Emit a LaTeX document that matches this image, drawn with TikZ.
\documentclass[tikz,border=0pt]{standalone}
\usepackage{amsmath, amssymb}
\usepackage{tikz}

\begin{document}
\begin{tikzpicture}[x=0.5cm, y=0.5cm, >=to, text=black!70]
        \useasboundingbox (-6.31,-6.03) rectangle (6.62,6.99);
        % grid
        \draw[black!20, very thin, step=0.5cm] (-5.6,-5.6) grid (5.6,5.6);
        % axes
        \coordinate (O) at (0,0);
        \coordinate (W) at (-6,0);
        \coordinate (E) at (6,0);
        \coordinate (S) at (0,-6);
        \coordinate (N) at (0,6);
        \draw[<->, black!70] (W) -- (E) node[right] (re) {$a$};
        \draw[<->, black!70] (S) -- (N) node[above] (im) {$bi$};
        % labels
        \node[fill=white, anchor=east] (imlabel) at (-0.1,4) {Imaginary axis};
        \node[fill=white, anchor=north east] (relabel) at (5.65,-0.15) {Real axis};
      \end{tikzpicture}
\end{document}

· · · ·

--- WHAT NEEDS TO BE DONE ---
Reproduce the entire listing word for word.

--- RESULT OF THIS EXERCISE ---
Emit a LaTeX document that matches this image, drawn with TikZ.
\documentclass[tikz,border=0pt]{standalone}
\usepackage{amsmath, amssymb}
\usepackage{tikz}

\begin{document}
\begin{tikzpicture}[x=0.5cm, y=0.5cm, >=to, text=black!70]
        \useasboundingbox (-6.31,-6.03) rectangle (6.62,6.99);
        % grid
        \draw[black!20, very thin, step=0.5cm] (-5.6,-5.6) grid (5.6,5.6);
        % axes
        \coordinate (O) at (0,0);
        \coordinate (W) at (-6,0);
        \coordinate (E) at (6,0);
        \coordinate (S) at (0,-6);
        \coordinate (N) at (0,6);
        \draw[<->, black!70] (W) -- (E) node[right] (re) {$a$};
        \draw[<->, black!70] (S) -- (N) node[above] (im) {$bi$};
        % labels
        \node[fill=white, anchor=east] (imlabel) at (-0.1,4) {Imaginary axis};
        \node[fill=white, anchor=north east] (relabel) at (5.65,-0.15) {Real axis};
      \end{tikzpicture}
\end{document}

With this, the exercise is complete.